Lyceum stages Narodny Album in Warsaw

Nearly 30 students have been enrolled at the underground Jakub Kolas Humanities Lyceum in Minsk. The lyceum was shut down by the Belarus’s education ministry in 2003, but it has not suspended operations. Today, it is simply called The Lyceum, while students describe it as a “partisan school”.

In Belarus, the lyceum operates as a clandestine organization. But even in these conditions, it has recruited more students than in the previous years. Uladzimir Kolas, the founder and director, is confident that both the students and their parents will not regret their choice.

“None of our graduates has disappeared. All of them obtained an excellent education. Most of them have managed to get very good jobs,” he says.

Every year Poland provides spaces for this partisan school. This year, students and professors worked in Zakopany, Gdansk. Now they are in Warsaw. They will have their vacations in September.

While in every city, lyceum students staged Narodny Albom (People’s Album), a play by Liavon Volski and Mihal Anempadystaw.

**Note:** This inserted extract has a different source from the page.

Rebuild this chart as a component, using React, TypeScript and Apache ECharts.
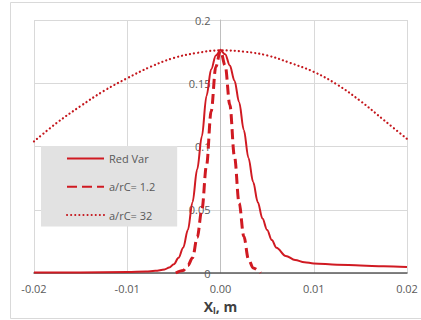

“Narodny Albom is the epoch when the western Belarus was part of Poland where there was capitalism and certain freedoms. People had an opportunity to live in accordance with their personal views.

There was another Eastern Belarus, part of the Soviet Union where one could like Stalin only and where rivers of blood were running. People were brainwashed by utopian slogans.

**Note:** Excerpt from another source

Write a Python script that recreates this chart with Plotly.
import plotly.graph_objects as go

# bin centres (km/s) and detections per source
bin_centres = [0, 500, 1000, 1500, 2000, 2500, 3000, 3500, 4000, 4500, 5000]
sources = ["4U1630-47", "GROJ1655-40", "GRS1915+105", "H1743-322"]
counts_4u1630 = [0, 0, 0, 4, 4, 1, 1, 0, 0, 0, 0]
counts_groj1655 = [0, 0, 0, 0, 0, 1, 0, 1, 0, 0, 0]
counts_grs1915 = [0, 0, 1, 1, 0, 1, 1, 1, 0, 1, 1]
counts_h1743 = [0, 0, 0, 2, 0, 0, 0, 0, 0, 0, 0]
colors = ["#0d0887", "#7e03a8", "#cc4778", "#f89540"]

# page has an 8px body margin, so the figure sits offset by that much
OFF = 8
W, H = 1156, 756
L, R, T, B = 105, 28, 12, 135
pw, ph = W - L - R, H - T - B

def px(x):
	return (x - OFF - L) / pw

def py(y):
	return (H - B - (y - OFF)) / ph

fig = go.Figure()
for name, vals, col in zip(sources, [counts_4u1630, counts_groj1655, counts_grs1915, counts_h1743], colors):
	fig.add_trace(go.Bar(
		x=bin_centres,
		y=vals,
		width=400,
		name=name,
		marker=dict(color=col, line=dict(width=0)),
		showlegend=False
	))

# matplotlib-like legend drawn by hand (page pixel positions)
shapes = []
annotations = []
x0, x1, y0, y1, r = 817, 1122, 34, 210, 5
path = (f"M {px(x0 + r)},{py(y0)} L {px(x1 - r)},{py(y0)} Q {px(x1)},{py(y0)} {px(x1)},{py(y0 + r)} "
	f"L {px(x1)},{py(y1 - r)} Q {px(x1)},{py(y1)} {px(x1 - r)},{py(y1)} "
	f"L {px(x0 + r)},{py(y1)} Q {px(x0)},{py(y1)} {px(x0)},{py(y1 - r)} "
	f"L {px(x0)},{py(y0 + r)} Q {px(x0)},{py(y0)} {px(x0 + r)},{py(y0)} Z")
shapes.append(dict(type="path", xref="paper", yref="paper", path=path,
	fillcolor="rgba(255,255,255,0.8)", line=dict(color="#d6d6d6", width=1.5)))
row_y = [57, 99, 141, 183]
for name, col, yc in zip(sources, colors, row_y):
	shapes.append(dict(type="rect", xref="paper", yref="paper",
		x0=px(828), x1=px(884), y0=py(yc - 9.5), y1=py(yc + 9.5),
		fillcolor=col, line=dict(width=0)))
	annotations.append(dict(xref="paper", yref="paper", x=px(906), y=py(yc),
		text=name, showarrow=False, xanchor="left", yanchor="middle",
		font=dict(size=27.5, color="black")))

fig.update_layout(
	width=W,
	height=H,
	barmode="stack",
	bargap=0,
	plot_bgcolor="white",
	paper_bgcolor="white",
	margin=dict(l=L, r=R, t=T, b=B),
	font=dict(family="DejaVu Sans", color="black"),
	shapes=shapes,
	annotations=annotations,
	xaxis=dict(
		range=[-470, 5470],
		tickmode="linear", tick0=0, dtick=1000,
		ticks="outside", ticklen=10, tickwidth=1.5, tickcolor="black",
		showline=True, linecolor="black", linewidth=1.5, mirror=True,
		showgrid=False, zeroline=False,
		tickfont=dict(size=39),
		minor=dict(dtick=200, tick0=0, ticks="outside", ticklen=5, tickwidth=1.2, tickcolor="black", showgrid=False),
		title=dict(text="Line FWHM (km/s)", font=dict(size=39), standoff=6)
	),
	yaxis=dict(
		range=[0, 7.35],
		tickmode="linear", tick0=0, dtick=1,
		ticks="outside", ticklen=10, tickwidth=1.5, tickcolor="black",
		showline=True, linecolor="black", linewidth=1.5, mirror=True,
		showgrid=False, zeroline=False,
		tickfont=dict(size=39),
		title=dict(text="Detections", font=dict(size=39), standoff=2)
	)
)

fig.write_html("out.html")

This is what this play is about. We are bearing catastrophic moral and cultural losses, because this period was torn from our history or distorted. We need to restore the historic justice of this epoch,” Mr Kolas says.

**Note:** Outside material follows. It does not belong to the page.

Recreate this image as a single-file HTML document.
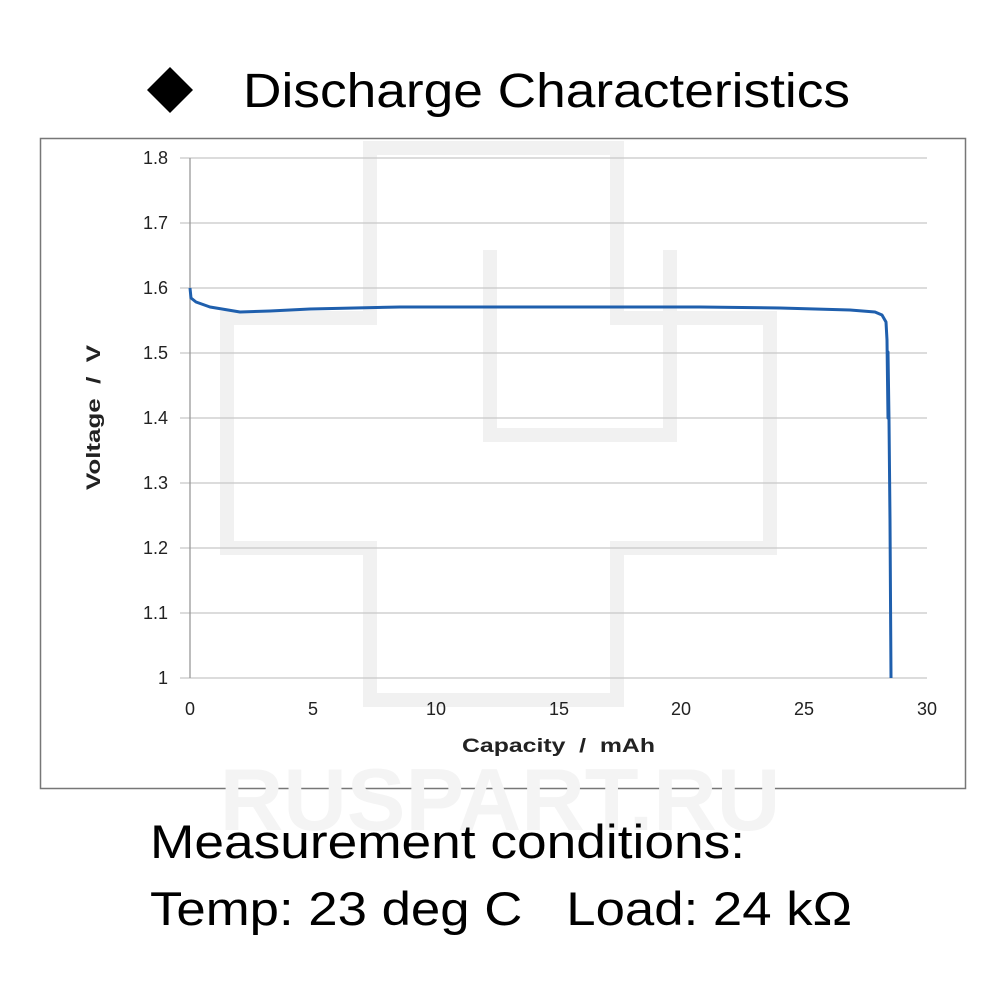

“In October, we will come to Warsaw again. Together with youth theaters, we will stage Narodny Albom, where Polish actors will take part. We plan to perform this play at several theater festivals.

We have already been invited to take part at the Ethnic Minorities Festival in Gdansk and at several theater festivals in Warsaw. Polish director Mirek Dembinski has also agreed to produce a documentary film about our work on this play in Poland.

If this project receives interest, we will make a TV musical which will be screened at least by Belsat,” Mr Kolas says.

The play co-author Mihal Anempadystaw has not seen the new production yet.

“I support this project, although I have not seen the performance yet. This is the revival of student theaters, an old European tradition that also existed in Belarus. It feels good to me as an author that the lyceum students have picked Narodny Albom,” he said.